Sunday, March 7, 2010

Jean Pronovost Autographed Card

Every once in a while, a company reminds us why it's bad to have a monopoly; O-Pee-Chee was that company for most of the 70s and 80s - the only player in the game for hockey cards, and they took it overboard on more than one occasion: from showing the wrong player on a card to airbrushing a player's new colours on his uniform if he'd been traded in the summer (or even just rumoured to be traded in the case of Jacques Lemaire), or cutting cards off-center.

This card (#184 of the 1978-79 O-Pee-Chee series, by Topps) of Jean Pronovost is a nice proof of that: cut way off center, it bears the mention ''now with Flames'' and sports the Atlanta Flames' logo on the top left, but sees his wearing a Pittsburgh Penguins jersey, one that, upon close inspection, appears painted on him, as is the helmet and gloves.

O-Pee-Chee tried to make its series special by featuring fac-simile autographs of the players on the backs of the cards; the signatures appearing there are reprinted from the players' licensing contracts, which allowed the league to sell their likenesses for use on cards and other products.

What's funny is that Pronovost, signing in a thick black sharpie at a sports convention in the mid-90s, added to O-Pee-Chee's lack of graphic design skills by putting his autograph in an area that was certain to be too small for him to sign his whole name, yet we can still see that it matches the signature on the other side of the card; my guess is he didn't want to sign over his uniform nor his face and, thus, was left with very little space. He did sign over most of his captain's 'C', though.

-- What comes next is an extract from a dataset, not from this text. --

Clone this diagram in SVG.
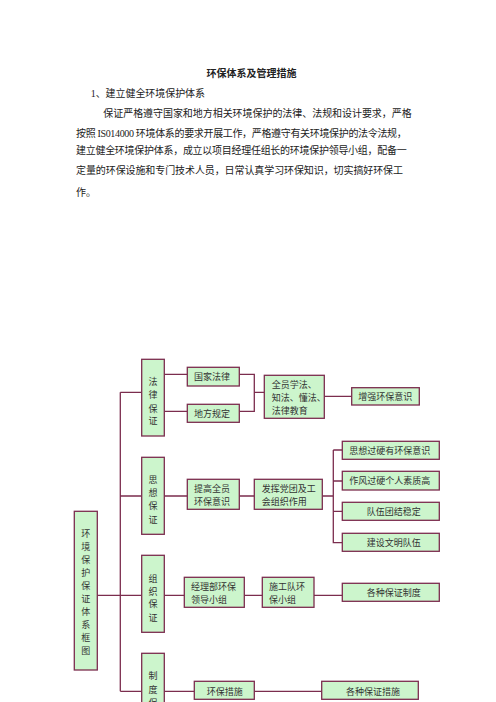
<svg xmlns="http://www.w3.org/2000/svg" width="496" height="702" viewBox="0 0 496 702">
<style>
.b{fill:#ccf5cc;stroke:#7b2d4e;stroke-width:1.3}
.l{fill:none;stroke:#7b2d4e;stroke-width:1.3}
text{font-family:"Liberation Serif","Noto Sans CJK SC",serif;fill:#222}
.t{font-size:9px;fill:#333}
.p{font-size:10px}
</style>
<rect width="496" height="702" fill="#fff"/>
<g id="header">
<text x="251.5" y="77" text-anchor="middle" style="font-size:10px;font-weight:bold">环保体系及管理措施</text>
<text class="p" x="90.7" y="97" textLength="114.3">1、建立健全环境保护体系</text>
<text class="p" x="103.3" y="117" textLength="308.4">保证严格遵守国家和地方相关环境保护的法律、法规和设计要求，严格</text>
<text class="p" x="76" y="136.5" textLength="330.7">按照 IS014000 环境体系的要求开展工作，严格遵守有关环境保护的法令法规，</text>
<text class="p" x="76" y="154" textLength="330.7">建立健全环境保护体系，成立以项目经理任组长的环境保护领导小组，配备一</text>
<text class="p" x="76" y="174" textLength="327">定量的环保设施和专门技术人员，日常认真学习环保知识，切实搞好环保工</text>
<text class="p" x="76" y="196">作。</text>
</g>
<g id="connectors">
<path class="l" d="M97.3 595.3H120.3M120.3 392.3V691.3M120.3 392.3H141.7M120.3 496H141.7M120.3 595.3H141.7M120.3 691.3H141.7"/>
<path class="l" d="M164.3 374.3H187.3M164.3 411.3H187.3M239.3 374.3H254.3V411.3H239.3M254.3 392.3H264.3M324.3 396.3H351.7"/>
<path class="l" d="M164.3 496H187.3M239.3 496H254.3M322.3 496H333.3M333.3 450H342.3M333.3 450V542.7H342.3M333.3 481H342.3M333.3 511.3H342.3"/>
<path class="l" d="M164.3 595.3H184.3M244.3 595.3H262.3M314 595.3H342.3"/>
<path class="l" d="M164.3 691.3H194.3M254.3 691.3H321.7"/>
</g>
<g id="n-root"><rect class="b" x="74.3" y="511.3" width="23" height="158.7"/>
<text class="t" x="85.8" text-anchor="middle"><tspan x="85.8" y="536.5">环</tspan><tspan x="85.8" y="549.6">境</tspan><tspan x="85.8" y="562.6">保</tspan><tspan x="85.8" y="575.7">护</tspan><tspan x="85.8" y="588.7">保</tspan><tspan x="85.8" y="601.8">证</tspan><tspan x="85.8" y="614.8">体</tspan><tspan x="85.8" y="627.9">系</tspan><tspan x="85.8" y="640.9">框</tspan><tspan x="85.8" y="654">图</tspan></text></g>
<g id="n-falv"><rect class="b" x="141.7" y="359.3" width="22.6" height="76.7"/>
<text class="t" text-anchor="middle"><tspan x="153" y="385">法</tspan><tspan x="153" y="398.2">律</tspan><tspan x="153" y="411.5">保</tspan><tspan x="153" y="424">证</tspan></text></g>
<g id="n-sixiang"><rect class="b" x="141.7" y="457.3" width="22.6" height="77"/>
<text class="t" text-anchor="middle"><tspan x="153" y="482.5">思</tspan><tspan x="153" y="496">想</tspan><tspan x="153" y="509.2">保</tspan><tspan x="153" y="522.5">证</tspan></text></g>
<g id="n-zuzhi"><rect class="b" x="141.7" y="555.3" width="22.6" height="77"/>
<text class="t" text-anchor="middle"><tspan x="153" y="581.5">组</tspan><tspan x="153" y="594.9">织</tspan><tspan x="153" y="607.2">保</tspan><tspan x="153" y="620.5">证</tspan></text></g>
<g id="n-zhidu"><rect class="b" x="141.7" y="653.3" width="22.6" height="70"/>
<text class="t" text-anchor="middle"><tspan x="153" y="679.2">制</tspan><tspan x="153" y="692.5">度</tspan><tspan x="153" y="705.8">保</tspan></text></g>
<g id="n-guojia"><rect class="b" x="187.3" y="367.3" width="52" height="18.7"/>
<text class="t" x="194" y="380">国家法律</text></g>
<g id="n-difang"><rect class="b" x="187.3" y="404.3" width="52" height="18"/>
<text class="t" x="194" y="416.5">地方规定</text></g>
<g id="n-quanyuan"><rect class="b" x="264.3" y="375.3" width="60" height="43"/>
<text class="t"><tspan x="271.7" y="388.2">全员学法、</tspan><tspan x="271.7" y="400.9">知法、懂法、</tspan><tspan x="271.7" y="414.2">法律教育</tspan></text></g>
<g id="n-zengqiang"><rect class="b" x="351.7" y="387.7" width="67.6" height="17.3"/>
<text class="t" x="358.3" y="399.5">增强环保意识</text></g>
<g id="n-tigao"><rect class="b" x="187.3" y="479.3" width="52" height="30"/>
<text class="t"><tspan x="194" y="491.5">提高全员</tspan><tspan x="194" y="504.9">环保意识</tspan></text></g>
<g id="n-fahui"><rect class="b" x="254.3" y="479.3" width="68" height="30"/>
<text class="t"><tspan x="261.7" y="491.5">发挥党团及工</tspan><tspan x="261.7" y="504.9">会组织作用</tspan></text></g>
<g id="n-s1"><rect class="b" x="342.3" y="441.3" width="97" height="18"/>
<text class="t" x="349.3" y="453.5">思想过硬有环保意识</text></g>
<g id="n-s2"><rect class="b" x="342.3" y="471.3" width="97" height="18.7"/>
<text class="t" x="349.3" y="483.9">作风过硬个人素质高</text></g>
<g id="n-s3"><rect class="b" x="342.3" y="502.3" width="97" height="18"/>
<text class="t" x="366.7" y="514.5">队伍团结稳定</text></g>
<g id="n-s4"><rect class="b" x="342.3" y="533.3" width="97" height="18"/>
<text class="t" x="366.7" y="545.5">建设文明队伍</text></g>
<g id="n-jingli"><rect class="b" x="184.3" y="577.3" width="60" height="30"/>
<text class="t"><tspan x="191" y="589.9">经理部环保</tspan><tspan x="191" y="603.2">领导小组</tspan></text></g>
<g id="n-shigong"><rect class="b" x="262.3" y="577.3" width="51.7" height="30"/>
<text class="t"><tspan x="269" y="589.9">施工队环</tspan><tspan x="269" y="603.2">保小组</tspan></text></g>
<g id="n-zhidu2"><rect class="b" x="342.3" y="583.3" width="97" height="18"/>
<text class="t" x="366.7" y="595.5">各种保证制度</text></g>
<g id="n-huanbao"><rect class="b" x="194.3" y="681.3" width="60" height="18"/>
<text class="t" x="206.7" y="694.5">环保措施</text></g>
<g id="n-cuoshi"><rect class="b" x="321.7" y="681.3" width="96.6" height="18"/>
<text class="t" x="346" y="694.5">各种保证措施</text></g>
</svg>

Pronovost is famous for being the first member of the Penguins to get more than 100 points in a season (104, in 1975-76), and for having had 4 seasons in which he scored 40 goals or more, with a peak of 52, again in '75-76, playing with Pierre Larouche and Syl Apps. Larouche also ended up surpassing the 100-point mark with 111, while Apps was stopped short at 99. Also, even though he is from Shawinigan, Québec, he only played one season of junior hockey in la Belle Province before heading to the Niagara Falls Flyers of the Ontario league.

He has a winning coaching record, both in the LHJMQ (with the Shawinigan Cataractes from 1994 to 1996 and the Rouyn-Noranda Huskies in 2000-01) and the IHL (Québec Rafales, in 1996-97).